New Delhi, April 13
The novel coronavirus variant first identified in the UK is not associated with more severe illness and death, but appears to lead to higher viral load which makes it more transmissible, suggests an observational study.
The study of patients in London hospitals is consistent with emerging evidence that this lineage is more transmissible than the original COVID-19 strain.
A separate observational study using data logged by 37,000 UK users of a self-reporting COVID-19 symptom app found no evidence that the B.1.1.7. variant altered symptoms or likelihood of experiencing long COVID.
Authors of both studies acknowledge that these findings differ from some other studies exploring the severity of the B.1.1.7. variant and call for more research and ongoing monitoring of COVID-19 variants.

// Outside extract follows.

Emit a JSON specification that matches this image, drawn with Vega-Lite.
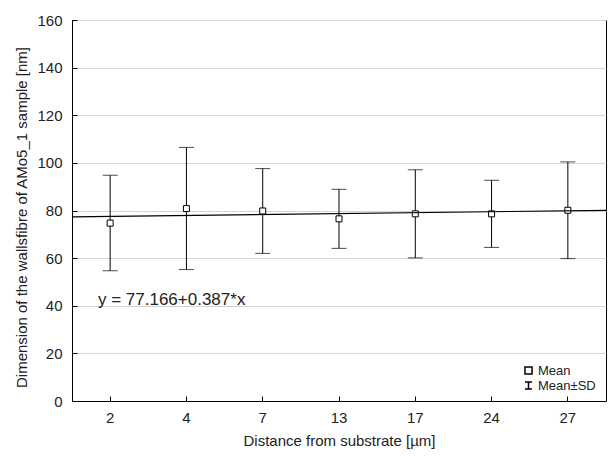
{
  "$schema": "https://vega.github.io/schema/vega-lite/v6.json",
  "width": 534,
  "height": 381,
  "autosize": {"type": "none"},
  "padding": {"left": 72, "top": 20, "right": 2, "bottom": 55},
  "background": "white",
  "config": {
    "font": "Liberation Sans",
    "view": {"stroke": "black", "strokeWidth": 1},
    "axis": {
      "labelFont": "Liberation Sans",
      "titleFont": "Liberation Sans",
      "labelFontSize": 15,
      "titleFontSize": 15,
      "titleFontWeight": "normal",
      "labelColor": "#222",
      "titleColor": "#222",
      "domainColor": "black",
      "tickColor": "black",
      "tickSize": -5
    }
  },
  "datasets": {
    "stats": [
      {"distance": "2", "mean": 74.7, "lo": 54.7, "hi": 94.8},
      {"distance": "4", "mean": 80.8, "lo": 55.2, "hi": 106.5},
      {"distance": "7", "mean": 79.8, "lo": 62.0, "hi": 97.6},
      {"distance": "13", "mean": 76.5, "lo": 64.1, "hi": 88.9},
      {"distance": "17", "mean": 78.6, "lo": 60.1, "hi": 97.1},
      {"distance": "24", "mean": 78.6, "lo": 64.5, "hi": 92.7},
      {"distance": "27", "mean": 80.1, "lo": 59.8, "hi": 100.4}
    ],
    "fit": [
      {"t": 0.5, "y": 77.36},
      {"t": 7.5, "y": 80.07}
    ],
    "note": [
      {"t": 0.84, "y": 40.3, "label": "y = 77.166+0.387*x"}
    ]
  },
  "layer": [
    {
      "data": {"name": "stats"},
      "encoding": {
        "x": {
          "field": "distance",
          "type": "ordinal",
          "sort": null,
          "scale": {"paddingInner": 0, "paddingOuter": 0},
          "axis": {
            "title": "Distance from substrate [µm]",
            "labelAngle": 0,
            "grid": false,
            "labelPadding": 14,
            "titlePadding": 8
          }
        }
      },
      "layer": [
        {
          "mark": {"type": "rule", "color": "black", "strokeWidth": 1},
          "encoding": {
            "y": {
              "field": "lo",
              "type": "quantitative",
              "scale": {"domain": [0, 160], "nice": false},
              "axis": {
                "title": "Dimension of the wallsfibre of AMo5_1 sample [nm]",
                "values": [0, 20, 40, 60, 80, 100, 120, 140, 160],
                "grid": true,
                "gridColor": "#d4d4d4",
                "labelPadding": 15,
                "titlePadding": 7,
                "titleY": 197
              }
            },
            "y2": {"field": "hi"}
          }
        },
        {
          "mark": {"type": "tick", "color": "black", "size": 15, "thickness": 1},
          "encoding": {"y": {"field": "lo", "type": "quantitative"}}
        },
        {
          "mark": {"type": "tick", "color": "black", "size": 15, "thickness": 1},
          "encoding": {"y": {"field": "hi", "type": "quantitative"}}
        },
        {
          "mark": {"type": "point", "filled": false, "stroke": "black", "strokeWidth": 1, "size": 36, "opacity": 1, "fill": "white"},
          "encoding": {
            "y": {"field": "mean", "type": "quantitative"},
            "shape": {
              "datum": "Mean",
              "type": "nominal",
              "scale": {
                "domain": ["Mean", "Mean±SD"],
                "range": ["square", "M-1,-1H1M0,-1V1M-1,1H1"]
              },
              "legend": {
                "title": null,
                "orient": "none",
                "legendX": 450,
                "legendY": 344,
                "labelFontSize": 13,
                "labelColor": "#222",
                "labelFont": "Liberation Sans",
                "symbolSize": 50,
                "rowPadding": 0,
                "labelOffset": 3,
                "encode": {
                  "symbols": {
                    "enter": {
                      "shape": {"signal": "datum.label === 'Mean' ? 'M-1,-1L0.9,0.9M-0.3,-0.3H0.7V0.7H-0.3Z' : 'M-1,-1H1M0,-1V1M-1,1H1'"}
                    },
                    "update": {
                      "shape": {"signal": "datum.label === 'Mean' ? 'M-1,-1L0.9,0.9M-0.3,-0.3H0.7V0.7H-0.3Z' : 'M-1,-1H1M0,-1V1M-1,1H1'"},
                      "stroke": {"value": "black"},
                      "strokeWidth": {"value": 1},
                      "fill": {"value": "transparent"},
                      "opacity": {"value": 1},
                      "strokeOpacity": {"value": 1}
                    }
                  }
                }
              }
            }
          }
        }
      ]
    },
    {
      "encoding": {
        "x": {
          "field": "t",
          "type": "quantitative",
          "scale": {"domain": [0.5, 7.5], "nice": false, "zero": false},
          "axis": null
        }
      },
      "layer": [
        {
          "data": {"name": "fit"},
          "mark": {"type": "line", "color": "black", "strokeWidth": 1.2},
          "encoding": {"y": {"field": "y", "type": "quantitative"}}
        },
        {
          "data": {"name": "note"},
          "mark": {"type": "text", "align": "left", "baseline": "alphabetic", "fontSize": 17, "color": "#222", "font": "Liberation Sans"},
          "encoding": {
            "y": {"field": "y", "type": "quantitative"},
            "text": {"field": "label"}
          }
        }
      ]
    }
  ],
  "resolve": {"scale": {"x": "independent"}}
}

The studies, published in The Lancet Infectious Diseases and The Lancet Public Health, found no evidence that people with the B.1.1.7. variant experience worse symptoms or a heightened risk of developing long COVID compared with those infected with a different COVID-19 strain.
However, viral load and R number — the number of people that one infected person will pass on a virus to — were higher for B.1.1.7., adding to growing evidence that it is more transmissible than the first strain detected in Wuhan, China, in December 2019.
The emergence of variants has raised concerns that they could spread more easily and be more deadly, and that vaccines developed based on the original strain might be less effective against them.